In the case of Secretary of Labor v. Union Railroad Company 10 OSAHRC 204, Judge Chalk held that the objectives of the Railroad Safety Act are directed primarily to the safety of the public and the prevention of damage to property in the narrow area of operation of the rolling stock of railroads. He concluded that the Railroad Safety Act did not confer authority upon the Secretary of Transportation to exercise broad safety and health jurisdiction over railroad employees. I concur in this conclusion. Remedial legislation must be construed so as to fulfill its purpose. For that reason it must be concluded that the Congress intended that Section 4(b) be effective only where another agency already had employee health and safety regulations promulgated for the sole purpose of providing a safe and healthful workplace for its employees so as to prevent duplication of effort.

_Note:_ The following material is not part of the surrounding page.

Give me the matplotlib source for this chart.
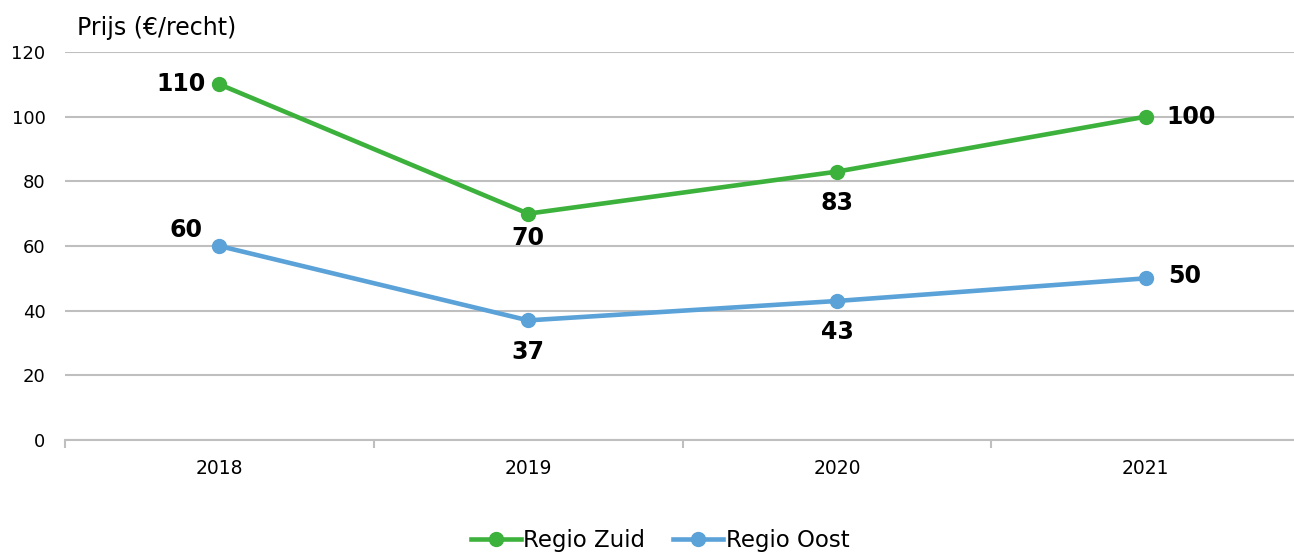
import matplotlib
matplotlib.use('Agg')
from matplotlib import pyplot as plt
from matplotlib.ticker import FixedLocator
import numpy as np

# gegevens
jaren = ['2018', '2019', '2020', '2021']
zuid = [110, 70, 83, 100]
oost = [60, 37, 43, 50]

groen = '#3cb13c'
blauw = '#5aa2d8'
grijs = '#bfbfbf'

# positie van de labels t.o.v. het punt (punten offset)
zuid_pos = [(-10, 0, 'right', 'center'), (0, -9, 'center', 'top'),
            (0, -14, 'center', 'top'), (15, 0, 'left', 'center')]
oost_pos = [(-12, 3, 'right', 'bottom'), (0, -14, 'center', 'top'),
            (0, -14, 'center', 'top'), (16, 2, 'left', 'center')]

plt.rcParams['font.family'] = ['DejaVu Sans']

fig = plt.figure(figsize=(12.94, 5.53), dpi=100)
ax = fig.add_axes([0.0502, 0.2043, 0.9498, 0.7017])

x = np.arange(len(jaren))
ax.plot(x, zuid, color=groen, lw=3.3, marker='o', ms=10, label='Regio Zuid', zorder=3)
ax.plot(x, oost, color=blauw, lw=3.3, marker='o', ms=10, label='Regio Oost', zorder=3)

for i in range(len(jaren)):
    dx, dy, ha, va = zuid_pos[i]
    ax.annotate(str(zuid[i]), (x[i], zuid[i]), xytext=(dx, dy), textcoords='offset points',
                ha=ha, va=va, fontsize=17, fontweight='bold', color='black')
    dx, dy, ha, va = oost_pos[i]
    ax.annotate(str(oost[i]), (x[i], oost[i]), xytext=(dx, dy), textcoords='offset points',
                ha=ha, va=va, fontsize=17, fontweight='bold', color='black')

ax.set_ylim(0, 120)
ax.set_xlim(-0.5, 3.48)
ax.set_yticks(range(0, 121, 20))
ax.set_xticks(x)
ax.set_xticklabels(jaren)
ax.xaxis.set_minor_locator(FixedLocator([-0.5, 0.5, 1.5, 2.5, 3.5]))
ax.tick_params(axis='x', which='major', length=0, pad=14, labelsize=13.5)
ax.tick_params(axis='x', which='minor', length=6, color=grijs, width=1.5)
ax.tick_params(axis='y', length=0, pad=14, labelsize=13)
ax.yaxis.grid(True, color=grijs, lw=1.5)
ax.set_axisbelow(True)
for s in ['top', 'right', 'left']:
    ax.spines[s].set_visible(False)
ax.spines['bottom'].set_color(grijs)
ax.spines['bottom'].set_linewidth(1.5)

fig.text(0.0595, 0.95, 'Prijs (€/recht)', fontsize=17, ha='left', va='center')

fig.legend(loc='center', bbox_to_anchor=(0.51, 0.022), ncol=2, frameon=False,
           fontsize=16.5, handlelength=2.2, columnspacing=1.2, handletextpad=0.1)

plt.savefig('out.png', dpi=100)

It can be conceded that regulations whose purpose is to prevent train accidents in order to avoid damage to cargo or [*6] injury to passengers will have some beneficial effect on the health and safety of employees, but it doesn't follow that the Congress intended to prevent the Secretary of Labor from prescribing standards of safety for the same industry in order to diminish the possibility of injury to railroad employees not arising out of train accidents. When considered along with the provisions of Section (2) of the Act such a contention is ludicrous. The reporting of statistical data, even if it duplicates identical information required by other agencies such as the Federal Railroad Administration can be required by the Secretary of Labor. It is plain that, in order to comply with the Congressional mandate of providing a safe and healthful work place for every working man and woman, that the Secretary must have statistical data showing where and in what circumstances illness or injury is likely to occur. If that were not true, it would be possible for unscrupulous employers to suppress data which would show that their work procedures were creating a hazard to their employees. There is no evidence or even an inference that the Respondent herein is such an employer, but there are employers of [*7] that kind. For that, reason, the necessity for statistical reporting is clear.


1. The Respondent Norfolk and Western Railway Company is an employer subject to the provisions of the Occupational Safety and Health Act of 1970.

2. A railroad company subject to regulation by the Department of Transportation under the provisions of the Federal Railroad Act of 1970, 45 U.S.C. Section 421 et seq. and the Interstate Commerce Commission under the Accident Reports Act of 1910 (45 U.S.C. 38-43) is not exempt from compliance with the Occupational Safety and Health Act of 1970 and standards promulgated by the Secretary of Labor.


It is hereby ORDERED that the Citation be affirmed and that a penalty of $350.00 be assessed.